İşveren, “araştırma” aşamasında tebliğ edilen prim borcunu ve gecikme zammını ihtirazi kayıtla ödemesi koşuluyla istirdat davasını 10 yıllık süre içerisinde açabilir.
Olumsuz tespit istemine ilişkin davanın açılmasından sonra işverenin tebliğ edilen prim ve gecikme zammını ödemesi halinde dava kendiliğinden istirdata dönüşür. Bunun için davacının ıslah dilekçesi sunmasına gerek yoktur. Yalnızca ödemeye ilişkin belgelerin sunulması ve ödenen miktarın olumsuz tespit istemine konu dava değerini aşması halinde eksik harcı tamamlanması yeterlidir. İİK’nun 72.maddesi kıyasen uygulanmalıdır.

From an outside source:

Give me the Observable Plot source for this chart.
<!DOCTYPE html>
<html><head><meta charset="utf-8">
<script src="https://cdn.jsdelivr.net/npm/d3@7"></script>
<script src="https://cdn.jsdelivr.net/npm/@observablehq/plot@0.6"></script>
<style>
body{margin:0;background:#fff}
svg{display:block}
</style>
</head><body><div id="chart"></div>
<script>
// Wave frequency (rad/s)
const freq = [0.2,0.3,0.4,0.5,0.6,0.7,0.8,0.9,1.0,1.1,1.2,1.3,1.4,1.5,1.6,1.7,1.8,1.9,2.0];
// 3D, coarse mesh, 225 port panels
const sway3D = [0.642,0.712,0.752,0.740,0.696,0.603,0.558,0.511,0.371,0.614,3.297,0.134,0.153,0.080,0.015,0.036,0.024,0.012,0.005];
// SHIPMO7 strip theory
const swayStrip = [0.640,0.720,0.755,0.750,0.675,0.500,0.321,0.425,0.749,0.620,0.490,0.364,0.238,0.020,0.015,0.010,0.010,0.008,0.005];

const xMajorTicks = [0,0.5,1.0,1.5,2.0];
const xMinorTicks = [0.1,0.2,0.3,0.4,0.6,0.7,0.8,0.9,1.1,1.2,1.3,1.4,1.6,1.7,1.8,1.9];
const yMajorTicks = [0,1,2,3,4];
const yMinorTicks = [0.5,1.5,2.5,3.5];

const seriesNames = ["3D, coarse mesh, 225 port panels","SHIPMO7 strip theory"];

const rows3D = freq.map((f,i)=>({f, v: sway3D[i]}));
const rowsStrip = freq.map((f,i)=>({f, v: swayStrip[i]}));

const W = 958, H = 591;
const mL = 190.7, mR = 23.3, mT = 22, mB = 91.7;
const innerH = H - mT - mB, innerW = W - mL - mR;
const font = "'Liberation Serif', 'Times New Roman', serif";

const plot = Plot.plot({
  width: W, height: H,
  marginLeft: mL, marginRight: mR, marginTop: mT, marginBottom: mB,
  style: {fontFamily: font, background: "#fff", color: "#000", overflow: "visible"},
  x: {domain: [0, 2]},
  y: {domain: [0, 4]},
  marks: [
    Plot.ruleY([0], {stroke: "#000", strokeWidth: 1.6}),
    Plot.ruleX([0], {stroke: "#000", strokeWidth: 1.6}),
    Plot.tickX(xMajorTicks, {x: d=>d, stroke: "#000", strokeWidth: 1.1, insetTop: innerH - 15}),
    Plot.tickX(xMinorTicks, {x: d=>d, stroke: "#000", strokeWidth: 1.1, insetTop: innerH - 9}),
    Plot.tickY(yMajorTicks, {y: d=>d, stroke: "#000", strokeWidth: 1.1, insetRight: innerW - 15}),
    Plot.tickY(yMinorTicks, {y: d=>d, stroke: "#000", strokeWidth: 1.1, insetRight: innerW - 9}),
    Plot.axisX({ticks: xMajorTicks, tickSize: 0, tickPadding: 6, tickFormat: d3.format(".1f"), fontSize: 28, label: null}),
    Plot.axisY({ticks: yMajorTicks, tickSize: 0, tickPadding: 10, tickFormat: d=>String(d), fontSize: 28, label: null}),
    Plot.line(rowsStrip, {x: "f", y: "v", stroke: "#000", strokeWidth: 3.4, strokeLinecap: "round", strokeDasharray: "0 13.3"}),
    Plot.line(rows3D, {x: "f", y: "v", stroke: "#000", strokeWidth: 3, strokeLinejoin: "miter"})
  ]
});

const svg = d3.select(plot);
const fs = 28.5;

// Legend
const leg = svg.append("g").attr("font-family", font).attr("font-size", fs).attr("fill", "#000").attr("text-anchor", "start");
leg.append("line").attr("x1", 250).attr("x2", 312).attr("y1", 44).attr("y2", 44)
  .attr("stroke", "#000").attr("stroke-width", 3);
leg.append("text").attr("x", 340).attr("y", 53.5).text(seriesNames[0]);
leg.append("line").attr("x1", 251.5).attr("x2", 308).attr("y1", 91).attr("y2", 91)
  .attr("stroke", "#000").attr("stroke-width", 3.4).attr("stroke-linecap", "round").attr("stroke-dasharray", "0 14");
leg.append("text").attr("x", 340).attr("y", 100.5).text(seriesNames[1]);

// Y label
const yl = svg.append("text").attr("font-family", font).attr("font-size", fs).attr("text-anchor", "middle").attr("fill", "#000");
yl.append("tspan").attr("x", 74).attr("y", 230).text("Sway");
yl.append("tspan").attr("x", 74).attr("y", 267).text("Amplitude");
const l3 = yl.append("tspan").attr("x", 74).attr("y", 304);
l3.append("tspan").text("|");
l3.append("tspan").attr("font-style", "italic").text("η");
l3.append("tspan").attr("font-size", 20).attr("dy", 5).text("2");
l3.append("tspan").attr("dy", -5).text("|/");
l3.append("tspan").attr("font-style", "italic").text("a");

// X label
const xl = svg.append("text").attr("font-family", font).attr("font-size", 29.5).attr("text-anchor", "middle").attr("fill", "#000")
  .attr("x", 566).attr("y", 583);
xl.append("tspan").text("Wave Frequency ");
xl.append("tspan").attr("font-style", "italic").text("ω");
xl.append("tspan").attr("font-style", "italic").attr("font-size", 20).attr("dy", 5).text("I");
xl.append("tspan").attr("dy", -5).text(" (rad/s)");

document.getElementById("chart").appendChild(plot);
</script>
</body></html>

Dava açıldıktan sonra prim ve gecikme zammı ödenirken ihtirazi kayda gerek yoktur. İşveren, asgari işçilik uygulamasının hukuka aykırı olduğu savına dayalı olumsuz tespit davası açmakla ihtirazi kayıt iradesini zaten daha önceden ortaya koymuştur.
Yukarıda yer alan açıklamalar ışığında, davacının “araştırma” (ön değerlendirme) aşaması sonucunda kendisine tebliğ edilen prim ve gecikme zammını 26.06.2013 günü ihtirazi kayıt ile ödediği ve dava tarihi itibariyle 5510 sayılı Kanun’un 89.maddesinin 3.fıkrasında açıklanan on yıllık sürenin geçmediği anlaşılmakla, mahkemece işin esasına girilerek davacının talepleri hakkında bir karar verilmesi gerekirken yerinde olmayan hak düşürücü sürenin geçtiği gerekçesiyle davanın reddine karar verilmesi usul ve yasaya aykırı olup bozma nedenidir.
Kabule göre, Kanun’da öngörülen ön şartın (hak düşürücü süre) yerine getirilmemesi nedeniyle davanın reddine karar verilmesi karşısında, avukatlık ücretinin Avukatlık Asgari Ücret Tarifesi’nin 7/2 maddesine göre takdiri gerekirken yazılı biçimde avukatlık ücreti takdiri de doğru değildir.
O halde, davacının bu yönleri amaçlayan temyiz itirazları kabul edilmeli ve hüküm bozulmalıdır.
SONUÇ: Hükmün yukarıda açıklanan nedenlerle BOZULMASINA,temyiz harcının istek halinde temyiz edene iadesine
25.12.2014 gününde oybirliğiyle karar verildi.